Sunday, April 24, 2011

Besides Personality Problems, There's This Problem

Why oh whydee why why is it so upsetting to be nice to someone I dislike? I have a few theories.

*The Implicit Approval Problem*

Let’s say being nice to people functions as our implicit approval of them. Therefore, being nice to someone you do not like is a form of lying, which feels bad or insincere or whatever – I do not approve of you and your behavior, yet here I bestow my kindness as though I do. Even though, seriously now, I do not approve of you. Perhaps this makes a chink in our integrity armor? Maybe it’s a sort of Pride & Prejudice problem, in that we do not communicate sincerity in our kindness when it is indiscriminately offered (i.e., Jane Bennett was so nice to everyone that Mr. Darcy could not be assured she had any particular regard for Mr. Bingley)?

*The Invasion of my personal sense of . . . something*

This is the one I’m more interested in - for this example let’s say now that it feels gross to me to be nice to someone I don’t like. I don’t want to look in their eyes. I don’t want to make little I-am-amused-by-your-puns titters or express other niceties that indicate some version of “I’m listening to you, and you’re okay by me, man.” I don’t want to ask them regular, everyday conversational questions in the usual polite way because I do not want to invite them to talk or indicate in any way that I would like to pursue a greater level of intimacy than complete distance. It’s not that it would feel like lying, or insincerity, or anything like that to make eye contact, laugh politely, or ask banal questions, no no. Instead, it feels like kindness on my part would widen the very pores of my skin and let the disliked person’s invisible yuck-oil slime all over me. You see, the disliked person in my mind has a kind of abhorrent dander that intrudes on me. To stay “untainted” I go into shut down mode. No smiling. No eye contact. No questions. It’s like avoiding poison ivy. Look out, don’t get any on you.

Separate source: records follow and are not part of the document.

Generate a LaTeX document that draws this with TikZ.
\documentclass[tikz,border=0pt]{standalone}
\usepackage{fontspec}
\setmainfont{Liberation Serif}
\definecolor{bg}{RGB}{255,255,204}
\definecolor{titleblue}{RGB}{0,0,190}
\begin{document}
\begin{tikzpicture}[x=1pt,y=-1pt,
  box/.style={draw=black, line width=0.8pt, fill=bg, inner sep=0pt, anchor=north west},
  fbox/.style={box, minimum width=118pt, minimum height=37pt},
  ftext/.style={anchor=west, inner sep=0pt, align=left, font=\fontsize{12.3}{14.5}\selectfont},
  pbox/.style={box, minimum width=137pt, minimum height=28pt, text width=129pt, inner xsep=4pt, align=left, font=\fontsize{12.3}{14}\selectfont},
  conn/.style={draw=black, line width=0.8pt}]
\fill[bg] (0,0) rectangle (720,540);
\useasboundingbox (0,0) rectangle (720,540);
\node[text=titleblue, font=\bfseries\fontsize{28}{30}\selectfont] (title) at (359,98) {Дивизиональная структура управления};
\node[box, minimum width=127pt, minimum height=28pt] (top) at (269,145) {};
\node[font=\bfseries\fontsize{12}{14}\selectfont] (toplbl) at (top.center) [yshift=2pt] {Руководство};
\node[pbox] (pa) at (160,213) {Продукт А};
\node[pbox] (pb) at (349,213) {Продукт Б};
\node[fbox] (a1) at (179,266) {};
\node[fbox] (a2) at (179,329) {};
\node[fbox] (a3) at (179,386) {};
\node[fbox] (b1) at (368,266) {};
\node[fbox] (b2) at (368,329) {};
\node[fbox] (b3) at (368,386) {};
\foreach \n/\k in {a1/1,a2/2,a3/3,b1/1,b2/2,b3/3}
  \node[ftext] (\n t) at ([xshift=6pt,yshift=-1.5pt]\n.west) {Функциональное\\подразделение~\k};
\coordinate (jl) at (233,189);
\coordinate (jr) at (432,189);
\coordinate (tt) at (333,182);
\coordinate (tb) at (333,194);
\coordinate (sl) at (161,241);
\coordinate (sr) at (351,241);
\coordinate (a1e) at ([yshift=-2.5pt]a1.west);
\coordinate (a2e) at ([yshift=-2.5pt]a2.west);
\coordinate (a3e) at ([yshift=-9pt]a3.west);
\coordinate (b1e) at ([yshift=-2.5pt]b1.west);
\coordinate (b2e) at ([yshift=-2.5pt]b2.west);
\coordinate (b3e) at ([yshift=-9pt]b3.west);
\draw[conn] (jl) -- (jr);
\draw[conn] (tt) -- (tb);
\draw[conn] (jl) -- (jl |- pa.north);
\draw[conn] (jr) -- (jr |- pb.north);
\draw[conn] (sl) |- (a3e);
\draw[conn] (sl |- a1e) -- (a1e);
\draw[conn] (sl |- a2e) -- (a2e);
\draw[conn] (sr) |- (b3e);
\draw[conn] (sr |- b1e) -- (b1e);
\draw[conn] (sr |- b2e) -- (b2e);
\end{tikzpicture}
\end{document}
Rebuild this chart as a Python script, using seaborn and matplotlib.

Why? Why does it feel gross to be nice to people I don’t like? Why does it give me the ick-it’s-getting-on-me feeling?

Is this too brutal to share? Too late now. Really though, what is the deal with disliking people and its effect on me?

I understand a few things about the futility of dislike. One ridiculous thing is that there is clearly no “benefit” to me of disliking someone – what do I think, that I can dislike them so much that they become likeable eventually? That they learn their lesson a la the playground and re-align their behaviors to become re-ingratiated? Dislike them so much that it somehow makes being around them bearable for me? Yeah, no – it’s more like be so mean that they dislike me right back or feel kind of upset, or that I become so distracted by my loathing that it takes up way too much space in my brain. So basically my feelings have the potential for either imaginary or horrible outcomes. So what’s the plan here? What’s my strategy? What’s my problem?

One strategy I’ve heard, besides pretending you’ve never met the person before each time you see them (hi! What’s your name? ha ha), is to be nice. I know, this sounds pretty obvious, but it isn’t to me. Being nice has all those problems I mentioned above – I want to make no indication that I am inviting further intimacy or encourage what would feel like over-reaching, and there’s that sincerity problem in there related to how I express my affection. But I guess there is a way to be nice that has nothing to do with either of these things. This is really clear in some circumstances, such as marketplace interactions – consider being nice to customers in a store. It’s free, it makes things better for everyone, and it doesn’t crack anyone’s integrity to do it (from my point of view). But there’s a clear boundary there between people; the interaction is in a store and is limited to the five minutes you spend together, so there’s no long-lasting further entanglement consequence attached to the niceness here. This example is different with regular customers you see every day, with whom your relationship can become damaged, or over-reaching customers who think workplace friendliness is actual life friendliness - then it gets messier. And then there’s this thing about politeness – people’s knowledge, conscious or unconscious, that our culture’s type of politeness requires people to endure certain kinds of unacceptable behavior, another kind of over-reaching. Well I guess I'll still be thinking about this for a while. Book suggestions welcome.